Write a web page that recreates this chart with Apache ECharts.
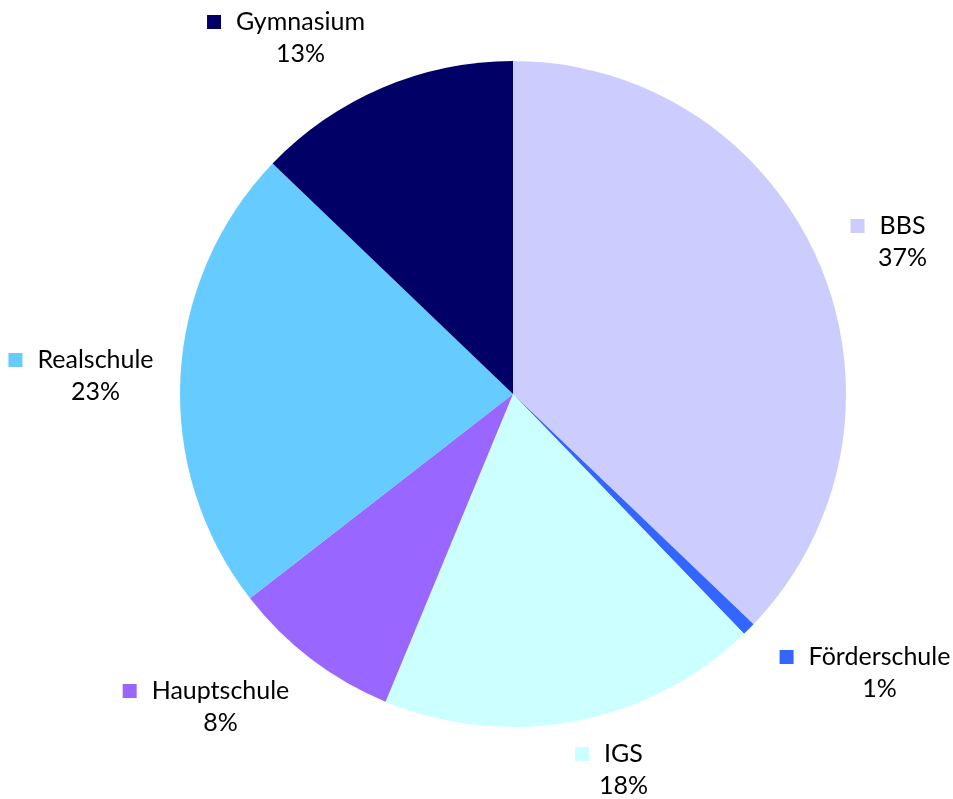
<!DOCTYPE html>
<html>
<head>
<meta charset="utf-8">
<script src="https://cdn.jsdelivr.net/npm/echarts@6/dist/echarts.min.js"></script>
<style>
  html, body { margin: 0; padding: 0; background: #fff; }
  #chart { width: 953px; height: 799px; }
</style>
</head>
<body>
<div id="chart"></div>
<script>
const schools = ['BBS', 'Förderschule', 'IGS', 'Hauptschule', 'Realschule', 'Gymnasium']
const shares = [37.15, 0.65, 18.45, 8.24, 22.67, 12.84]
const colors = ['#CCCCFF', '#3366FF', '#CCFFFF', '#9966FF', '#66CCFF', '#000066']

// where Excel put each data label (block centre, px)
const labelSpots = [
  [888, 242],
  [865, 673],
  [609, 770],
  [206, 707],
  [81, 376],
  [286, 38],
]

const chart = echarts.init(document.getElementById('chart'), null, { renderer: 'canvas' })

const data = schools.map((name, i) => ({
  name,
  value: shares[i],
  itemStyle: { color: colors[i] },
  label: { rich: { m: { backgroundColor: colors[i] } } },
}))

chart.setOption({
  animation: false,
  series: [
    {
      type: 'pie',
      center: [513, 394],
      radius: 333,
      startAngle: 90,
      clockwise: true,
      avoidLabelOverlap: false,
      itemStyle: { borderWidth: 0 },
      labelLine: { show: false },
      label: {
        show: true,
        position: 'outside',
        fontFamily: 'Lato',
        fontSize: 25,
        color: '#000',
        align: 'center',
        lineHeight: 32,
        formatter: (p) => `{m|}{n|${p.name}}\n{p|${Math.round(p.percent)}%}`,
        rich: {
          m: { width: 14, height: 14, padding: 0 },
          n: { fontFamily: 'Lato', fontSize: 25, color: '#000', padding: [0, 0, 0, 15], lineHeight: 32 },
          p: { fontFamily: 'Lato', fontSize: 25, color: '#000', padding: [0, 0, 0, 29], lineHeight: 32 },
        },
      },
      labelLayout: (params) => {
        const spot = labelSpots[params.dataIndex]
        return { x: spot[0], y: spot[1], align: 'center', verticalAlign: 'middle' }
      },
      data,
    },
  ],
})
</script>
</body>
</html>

# Set problem
Print each line of the material above exactly, with the pictures removed from your copy.

# Output below
Write a web page that recreates this chart with Apache ECharts.
<!DOCTYPE html>
<html>
<head>
<meta charset="utf-8">
<script src="https://cdn.jsdelivr.net/npm/echarts@6/dist/echarts.min.js"></script>
<style>
  html, body { margin: 0; padding: 0; background: #fff; }
  #chart { width: 953px; height: 799px; }
</style>
</head>
<body>
<div id="chart"></div>
<script>
const schools = ['BBS', 'Förderschule', 'IGS', 'Hauptschule', 'Realschule', 'Gymnasium']
const shares = [37.15, 0.65, 18.45, 8.24, 22.67, 12.84]
const colors = ['#CCCCFF', '#3366FF', '#CCFFFF', '#9966FF', '#66CCFF', '#000066']

// where Excel put each data label (block centre, px)
const labelSpots = [
  [888, 242],
  [865, 673],
  [609, 770],
  [206, 707],
  [81, 376],
  [286, 38],
]

const chart = echarts.init(document.getElementById('chart'), null, { renderer: 'canvas' })

const data = schools.map((name, i) => ({
  name,
  value: shares[i],
  itemStyle: { color: colors[i] },
  label: { rich: { m: { backgroundColor: colors[i] } } },
}))

chart.setOption({
  animation: false,
  series: [
    {
      type: 'pie',
      center: [513, 394],
      radius: 333,
      startAngle: 90,
      clockwise: true,
      avoidLabelOverlap: false,
      itemStyle: { borderWidth: 0 },
      labelLine: { show: false },
      label: {
        show: true,
        position: 'outside',
        fontFamily: 'Lato',
        fontSize: 25,
        color: '#000',
        align: 'center',
        lineHeight: 32,
        formatter: (p) => `{m|}{n|${p.name}}\n{p|${Math.round(p.percent)}%}`,
        rich: {
          m: { width: 14, height: 14, padding: 0 },
          n: { fontFamily: 'Lato', fontSize: 25, color: '#000', padding: [0, 0, 0, 15], lineHeight: 32 },
          p: { fontFamily: 'Lato', fontSize: 25, color: '#000', padding: [0, 0, 0, 29], lineHeight: 32 },
        },
      },
      labelLayout: (params) => {
        const spot = labelSpots[params.dataIndex]
        return { x: spot[0], y: spot[1], align: 'center', verticalAlign: 'middle' }
      },
      data,
    },
  ],
})
</script>
</body>
</html>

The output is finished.